NEW YORK (The Deal) -- Insurance firm Endurance Specialty Holdings (ENH) on Monday increased its hostile offer for rival Aspen Insurance Holdings (AHL) by $2 per share and announced plans to try to increase the size of the target's board.
Bermuda-based Endurance said it was increasing its offer to $49.50 per share, from $47.50 per share, and that it would push to convene a special meeting of Aspen shareholders to consider an increase in the size of Aspen's board to 19 members from 12. The increase, if approved, would mean a majority of Aspen directors would be up for election at the company's 2015 annual meeting.

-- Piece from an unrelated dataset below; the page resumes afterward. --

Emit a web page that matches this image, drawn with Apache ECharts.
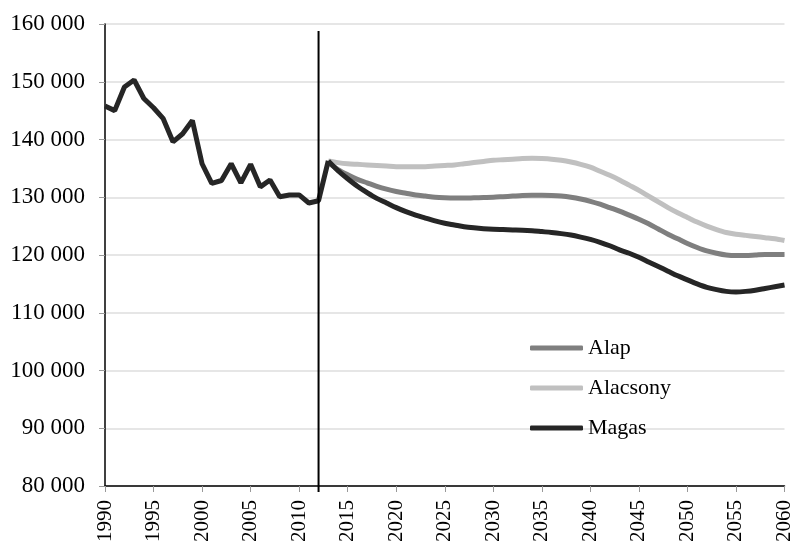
<!DOCTYPE html>
<html>
<head>
<meta charset="utf-8">
<script src="https://cdn.jsdelivr.net/npm/echarts@6/dist/echarts.min.js"></script>
<style>html,body{margin:0;padding:0;background:#fff}#c{width:795px;height:546px}</style>
</head>
<body>
<div id="c"></div>
<script>
const histYears = [1990,1991,1992,1993,1994,1995,1996,1997,1998,1999,2000,2001,2002,2003,2004,2005,2006,2007,2008,2009,2010,2011,2012,2013];
const histValues = [145800,145000,149100,150300,147100,145500,143600,139600,141000,143300,135800,132400,132900,135800,132500,135700,131800,133000,130100,130400,130400,129000,129400,136300];

const projYears = [2013,2014,2015,2016,2017,2018,2019,2020,2021,2022,2023,2024,2025,2026,2027,2028,2029,2030,2031,2032,2033,2034,2035,2036,2037,2038,2039,2040,2041,2042,2043,2044,2045,2046,2047,2048,2049,2050,2051,2052,2053,2054,2055,2056,2057,2058,2059,2060];
const alap = [136000,134800,133900,133100,132500,131900,131400,131000,130700,130400,130200,130000,129900,129850,129850,129900,129950,130000,130100,130200,130300,130350,130350,130300,130200,130000,129700,129300,128800,128200,127600,126900,126200,125400,124500,123600,122800,122000,121300,120700,120300,120000,119900,119900,120000,120100,120100,120100];
const alacsony = [136300,136000,135800,135700,135600,135500,135400,135300,135300,135300,135300,135400,135500,135600,135800,136000,136200,136400,136500,136600,136700,136750,136700,136600,136400,136100,135700,135200,134500,133800,133000,132100,131200,130200,129200,128200,127300,126500,125700,125000,124400,123900,123600,123400,123200,123000,122800,122500];
const magas = [136300,134600,133200,131900,130800,129800,129000,128200,127500,126900,126400,125900,125500,125200,124900,124700,124550,124450,124400,124350,124300,124200,124050,123900,123700,123450,123100,122700,122200,121600,120900,120300,119600,118800,118000,117200,116400,115700,115000,114400,114000,113700,113600,113700,113900,114200,114500,114800];

const seriesNames = ['Alap','Alacsony','Magas'];
const markYear = 2012;
const markTop = 158800;
const markBottom = 78960;

const zip = (xs, ys) => xs.map((x, i) => [x, ys[i]]);
const fmt = v => String(v).replace(/\B(?=(\d{3})+(?!\d))/g, ' ');

const chart = echarts.init(document.getElementById('c'), null, {renderer: 'canvas'});
chart.setOption({
  animation: false,
  backgroundColor: '#fff',
  grid: {left: 105, right: 8, top: 24, bottom: 60, containLabel: false},
  legend: {
    data: seriesNames.map(n => ({name: n, icon: 'roundRect'})),
    orient: 'vertical',
    left: 525, top: 332,
    itemWidth: 53, itemHeight: 5, itemGap: 18,
    textStyle: {fontFamily: 'Liberation Serif', fontSize: 22, lineHeight: 22, color: '#000'}
  },
  xAxis: {
    type: 'value', min: 1990, max: 2060, interval: 5,
    axisLine: {show: true, lineStyle: {color: '#000', width: 1.5}},
    axisTick: {show: true, length: 6, lineStyle: {color: '#999'}},
    splitLine: {show: false},
    axisLabel: {rotate: 90, fontFamily: 'Liberation Serif', fontSize: 21, color: '#000', margin: 14, formatter: v => String(v)}
  },
  yAxis: {
    type: 'value', min: 80000, max: 160000, interval: 10000,
    axisLine: {show: true, lineStyle: {color: '#000', width: 1.5}},
    axisTick: {show: true, length: 6, lineStyle: {color: '#999'}},
    splitLine: {show: true, lineStyle: {color: '#dedede', width: 1.5}},
    axisLabel: {fontFamily: 'Liberation Serif', fontSize: 23, color: '#000', margin: 20, formatter: fmt}
  },
  series: [
    {
      name: 'divider', type: 'line', data: [[markYear, markTop], [markYear, markBottom]],
      symbol: 'none', clip: false, silent: true,
      lineStyle: {color: '#000', width: 2}, z: 4
    },
    {
      name: 'hist', type: 'line', data: zip(histYears, histValues), symbol: 'none',
      lineStyle: {color: '#262626', width: 5}, itemStyle: {color: '#262626'}, z: 3
    },
    {name: 'Alap', type: 'line', data: zip(projYears, alap), symbol: 'none', smooth: 0.3,
     lineStyle: {color: '#7f7f7f', width: 5}, itemStyle: {color: '#7f7f7f'}, z: 2},
    {name: 'Alacsony', type: 'line', data: zip(projYears, alacsony), symbol: 'none', smooth: 0.3,
     lineStyle: {color: '#c0c0c0', width: 5}, itemStyle: {color: '#c0c0c0'}, z: 1},
    {name: 'Magas', type: 'line', data: zip(projYears, magas), symbol: 'none', smooth: 0.3,
     lineStyle: {color: '#262626', width: 5}, itemStyle: {color: '#262626'}, z: 3}
  ]
});
</script>
</body>
</html>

Endurance went public with a $3.2 billion offer for Aspen in mid-April after it was frustrated in attempts to negotiate a consensual combination. The company said it believes it can extract more than $100 million in annual costs via a deal. Aspen, of Bermuda, said it believes Endurance's offer undervalues the company. Aspen chairman Glyn Jones blasted the rationale behind the offer, saying the deal "represents a strategic mismatch, carries significant execution risk, and would result in substantial dis-synergies." Endurance said it communicated the sweetener to Aspen on May 7, but the target's board through financial advisers on May 12 said it had rejected the higher offer and said it had no interest in negotiating with Endurance.
Endurance is trying to let Aspen holders decide on the merits of the offer. Endurance chairman and CEO John R. Charman in a statement said that "many" Aspen shareholders "have expressed broad support for the strategic and financial merits of the proposed transaction" and called on Aspen's board to come to the table. Endurance also said it has entered into a commitment letter with Morgan Stanley (MS) to receive a $1 billion bridge loan facility to help fund the deal.